Alternatively, as is often the case, it may be calculated as a percentage:

(Budgeted sales – break-even sales)/budgeted sales

In Company A’s case, it will be (10,000/20,000) x 100 = 50%.

Finally, it could be calculated in terms of $ sales revenue as follows:

(Budgeted sales – break-even sales) x selling price = 10,000 x $50 = $500,000.

**Contribution to sales ratio**It is often useful in single product situations, and essential in multi‑product situations, to ascertain how much each $ sold actually contributes towards the fixed costs. This calculation is known as the contribution to sales or C/S ratio. It is found in single product situations by either simply dividing the total contribution by the total sales revenue, or by dividing the unit contribution margin (otherwise known as contribution per unit) by the selling price:

For Company A: ($20/$50) = 0.4

In multi-product situations, a weighted average C/S ratio is calculated by using the formula:

Total contribution/total sales revenue

This weighted average C/S ratio can then be used to find CVP information such as break-even point, margin of safety, etc.

**Example 2**As well as producing product X described above, Company A also begins producing product Y. The following information is available for both products:

The weighted average C/S ratio of 0.34375 or 34.375% has been calculated by calculating the total contribution earned across both products and dividing that by the total revenue earned across both products.

The C/S ratio is useful in its own right as it tells us what percentage each $ of sales revenue contributes towards fixed costs; it is also invaluable in helping us to quickly calculate the break-even point in $ sales revenue, or the sales revenue required to generate a target profit. The break-even point in sales revenue can now be calculated this way for Company A:

Fixed costs/contribution to sales ratio = $200,000/0.34375 = $581,819 of sales revenue.

To achieve a target profit of $300,000:

(Fixed costs + required profit)/contribution to sales ratio = ($200,000 + $300,000)/0.34375 = $1,454,546.

Of course, such calculations provide only estimated information because they assume that products X and Y are sold in a constant mix of 2X to 1Y. In reality, this constant mix is unlikely to exist and, at times, more Y may be sold than X. Such changes in the mix throughout a period, even if the overall mix for the period is 2:1, will lead to the actual break-even point being different than anticipated. This point is touched upon again later in this article.

Contribution to sales ratio is often useful in single product situations, and essential in multi‑product situations, to ascertain how much each $ sold actually contributes towards the fixed costs.

### Multi-product profit–volume charts

When discussing graphical methods for establishing the break-even point, we considered break-even charts and contribution graphs. These could also be drawn for a company selling multiple products, such as Company A in our example.

The one type of graph that hasn’t yet been discussed is a profit–volume graph. This is slightly different from the others in that it focuses purely on showing a profit/loss line and doesn’t separately show the cost and revenue lines. In a multi‑product environment, it is common to actually show two lines on the graph: one straight line, where a constant mix between the products is assumed; and one bow-shaped line, where it is assumed that the company sells its most profitable product first and then its next most profitable product, and so on.

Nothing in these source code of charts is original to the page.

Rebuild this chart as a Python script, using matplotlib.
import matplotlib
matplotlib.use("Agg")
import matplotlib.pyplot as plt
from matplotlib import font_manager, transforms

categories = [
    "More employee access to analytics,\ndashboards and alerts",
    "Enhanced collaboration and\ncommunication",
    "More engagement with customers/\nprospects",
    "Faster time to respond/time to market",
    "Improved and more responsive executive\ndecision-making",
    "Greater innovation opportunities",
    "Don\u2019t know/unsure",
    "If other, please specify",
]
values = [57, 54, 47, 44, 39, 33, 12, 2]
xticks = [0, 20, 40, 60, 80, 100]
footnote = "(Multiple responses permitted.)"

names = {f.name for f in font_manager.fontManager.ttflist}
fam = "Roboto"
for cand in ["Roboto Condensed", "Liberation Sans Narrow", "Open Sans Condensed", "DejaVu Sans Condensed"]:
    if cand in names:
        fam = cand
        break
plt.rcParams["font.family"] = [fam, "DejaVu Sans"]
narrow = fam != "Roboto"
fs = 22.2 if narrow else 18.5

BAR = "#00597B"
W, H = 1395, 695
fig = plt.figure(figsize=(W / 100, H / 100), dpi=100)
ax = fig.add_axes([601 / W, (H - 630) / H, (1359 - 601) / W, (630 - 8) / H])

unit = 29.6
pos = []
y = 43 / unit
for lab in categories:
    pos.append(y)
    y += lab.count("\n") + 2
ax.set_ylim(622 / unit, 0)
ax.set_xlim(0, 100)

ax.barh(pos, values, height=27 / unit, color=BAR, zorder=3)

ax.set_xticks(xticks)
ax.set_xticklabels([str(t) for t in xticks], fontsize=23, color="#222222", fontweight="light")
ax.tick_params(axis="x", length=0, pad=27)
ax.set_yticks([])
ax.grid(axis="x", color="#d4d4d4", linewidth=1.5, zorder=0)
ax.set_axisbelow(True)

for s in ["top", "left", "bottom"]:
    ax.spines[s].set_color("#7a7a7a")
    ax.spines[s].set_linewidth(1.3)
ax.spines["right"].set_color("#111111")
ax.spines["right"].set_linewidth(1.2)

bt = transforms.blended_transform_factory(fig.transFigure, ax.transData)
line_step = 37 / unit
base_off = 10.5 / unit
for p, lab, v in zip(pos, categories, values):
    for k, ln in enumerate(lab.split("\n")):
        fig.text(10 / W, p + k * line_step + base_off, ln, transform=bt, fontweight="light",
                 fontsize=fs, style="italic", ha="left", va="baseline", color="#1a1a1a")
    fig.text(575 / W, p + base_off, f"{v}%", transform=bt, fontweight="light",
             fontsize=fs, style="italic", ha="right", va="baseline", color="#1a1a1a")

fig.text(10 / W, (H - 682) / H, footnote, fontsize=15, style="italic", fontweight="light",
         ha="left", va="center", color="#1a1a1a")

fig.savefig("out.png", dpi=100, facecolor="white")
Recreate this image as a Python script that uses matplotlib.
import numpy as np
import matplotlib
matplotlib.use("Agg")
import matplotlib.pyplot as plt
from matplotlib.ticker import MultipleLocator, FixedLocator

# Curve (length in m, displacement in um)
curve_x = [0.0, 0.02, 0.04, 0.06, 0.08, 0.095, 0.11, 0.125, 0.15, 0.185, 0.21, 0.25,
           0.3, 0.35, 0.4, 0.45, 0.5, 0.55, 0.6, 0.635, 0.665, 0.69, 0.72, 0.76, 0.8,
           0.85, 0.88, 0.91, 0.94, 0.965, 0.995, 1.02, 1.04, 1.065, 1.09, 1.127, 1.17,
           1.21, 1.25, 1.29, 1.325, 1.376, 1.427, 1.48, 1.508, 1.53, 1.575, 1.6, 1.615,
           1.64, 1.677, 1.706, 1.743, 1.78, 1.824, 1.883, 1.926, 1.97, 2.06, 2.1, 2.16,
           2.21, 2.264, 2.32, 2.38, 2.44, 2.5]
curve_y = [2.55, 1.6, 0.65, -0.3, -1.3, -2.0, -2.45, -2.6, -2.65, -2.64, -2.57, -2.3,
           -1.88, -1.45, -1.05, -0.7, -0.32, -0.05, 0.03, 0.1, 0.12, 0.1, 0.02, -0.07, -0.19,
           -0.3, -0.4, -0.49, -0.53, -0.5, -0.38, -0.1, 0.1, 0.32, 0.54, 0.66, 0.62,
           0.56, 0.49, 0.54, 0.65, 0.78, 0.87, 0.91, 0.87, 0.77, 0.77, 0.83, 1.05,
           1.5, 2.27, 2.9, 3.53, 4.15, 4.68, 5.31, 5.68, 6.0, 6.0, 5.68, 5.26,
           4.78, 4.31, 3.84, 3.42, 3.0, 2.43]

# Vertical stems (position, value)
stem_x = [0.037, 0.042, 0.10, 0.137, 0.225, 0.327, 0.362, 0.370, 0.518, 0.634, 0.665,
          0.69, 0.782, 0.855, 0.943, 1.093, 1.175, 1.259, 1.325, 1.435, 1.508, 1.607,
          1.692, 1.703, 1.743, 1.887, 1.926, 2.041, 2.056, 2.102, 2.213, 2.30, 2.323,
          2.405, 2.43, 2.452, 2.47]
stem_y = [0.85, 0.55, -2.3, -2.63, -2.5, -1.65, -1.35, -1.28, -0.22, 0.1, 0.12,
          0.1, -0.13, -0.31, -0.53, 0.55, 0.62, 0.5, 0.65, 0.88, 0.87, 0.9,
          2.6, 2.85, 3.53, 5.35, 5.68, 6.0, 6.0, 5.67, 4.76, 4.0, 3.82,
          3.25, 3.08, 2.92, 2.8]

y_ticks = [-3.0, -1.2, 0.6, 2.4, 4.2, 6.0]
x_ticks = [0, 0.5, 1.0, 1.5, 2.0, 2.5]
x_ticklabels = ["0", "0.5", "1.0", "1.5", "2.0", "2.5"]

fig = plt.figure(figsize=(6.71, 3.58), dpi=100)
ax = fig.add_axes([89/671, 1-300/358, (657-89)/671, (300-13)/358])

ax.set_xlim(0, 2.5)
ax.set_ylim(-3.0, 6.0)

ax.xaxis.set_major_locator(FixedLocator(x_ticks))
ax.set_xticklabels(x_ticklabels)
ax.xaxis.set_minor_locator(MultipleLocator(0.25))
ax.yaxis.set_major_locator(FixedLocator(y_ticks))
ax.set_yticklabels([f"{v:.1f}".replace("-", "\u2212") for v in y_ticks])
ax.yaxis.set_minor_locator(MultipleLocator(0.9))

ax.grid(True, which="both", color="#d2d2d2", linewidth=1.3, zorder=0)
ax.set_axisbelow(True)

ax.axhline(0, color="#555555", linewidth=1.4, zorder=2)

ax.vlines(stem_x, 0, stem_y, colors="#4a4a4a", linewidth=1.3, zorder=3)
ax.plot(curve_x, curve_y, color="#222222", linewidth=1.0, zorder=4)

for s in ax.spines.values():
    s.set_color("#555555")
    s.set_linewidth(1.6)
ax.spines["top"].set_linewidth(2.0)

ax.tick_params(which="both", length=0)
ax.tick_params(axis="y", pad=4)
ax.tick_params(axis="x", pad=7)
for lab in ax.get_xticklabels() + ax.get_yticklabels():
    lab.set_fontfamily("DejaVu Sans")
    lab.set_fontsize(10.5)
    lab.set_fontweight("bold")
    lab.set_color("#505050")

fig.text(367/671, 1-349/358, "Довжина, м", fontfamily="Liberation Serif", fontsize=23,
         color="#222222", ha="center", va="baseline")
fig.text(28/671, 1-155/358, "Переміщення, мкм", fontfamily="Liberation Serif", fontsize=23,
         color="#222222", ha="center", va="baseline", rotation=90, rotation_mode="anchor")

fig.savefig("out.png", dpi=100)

In order to draw the graph, it is therefore necessary to work out the C/S ratio of each product being sold before ranking the products in order of profitability. It is easy here for Company A, since only two products are being produced, and so it is useful to draw a quick table as see on the spreadsheet below (prevents mistakes in the exam hall) in order to ascertain each of the points that need to be plotted on the graph in order to show the profit/loss lines.

The table should show the cumulative revenue, the contribution earned from each product and the cumulative profit/(loss). It is the cumulative figures which are needed to draw the graph.

The graph can then be drawn (** Figure 3**), showing cumulative sales on the x axis and cumulative profit/loss on the y axis. It can be observed from the graph that, when the company sells its most profitable product first (X) it breaks even earlier than when it sells products in a constant mix. The break-even point is the point where each line cuts the x axis.

### Limitations of cost-volume profit analysis

- Cost-volume-profit analysis is invaluable in demonstrating the effect on an organisation that changes in volume (in particular), costs and selling prices, have on profit. However, its use is limited because it is based on the following assumptions: Either a single product is being sold or, if there are multiple products, these are sold in a constant mix. We have considered this above in Figure 3 and seen that if the constant mix assumption changes, so does the break-even point.
- All other variables, apart from volume, remain constant – ie volume is the only factor that causes revenues and costs to change. In reality, this assumption may not hold true as, for example, economies of scale may be achieved as volumes increase. Similarly, if there is a change in sales mix, revenues will change. Furthermore, it is often found that if sales volumes are to increase, sales price must fall. These are only a few reasons why the assumption may not hold true; there are many others.
- The total cost and total revenue functions are linear. This is only likely to hold a short-run, restricted level of activity.
- Costs can be divided into a component that is fixed and a component that is variable. In reality, some costs may be semi-fixed, such as telephone charges, whereby there may be a fixed monthly rental charge and a variable charge for calls made.
- Fixed costs remain constant over the ‘relevant range’ – levels in activity in which the business has experience and can therefore perform a degree of accurate analysis. It will either have operated at those activity levels before or studied them carefully so that it can, for example, make accurate predictions of fixed costs in that range.
- Profits are calculated on a variable cost basis or, if absorption costing is used, it is assumed that production volumes are equal to sales volumes.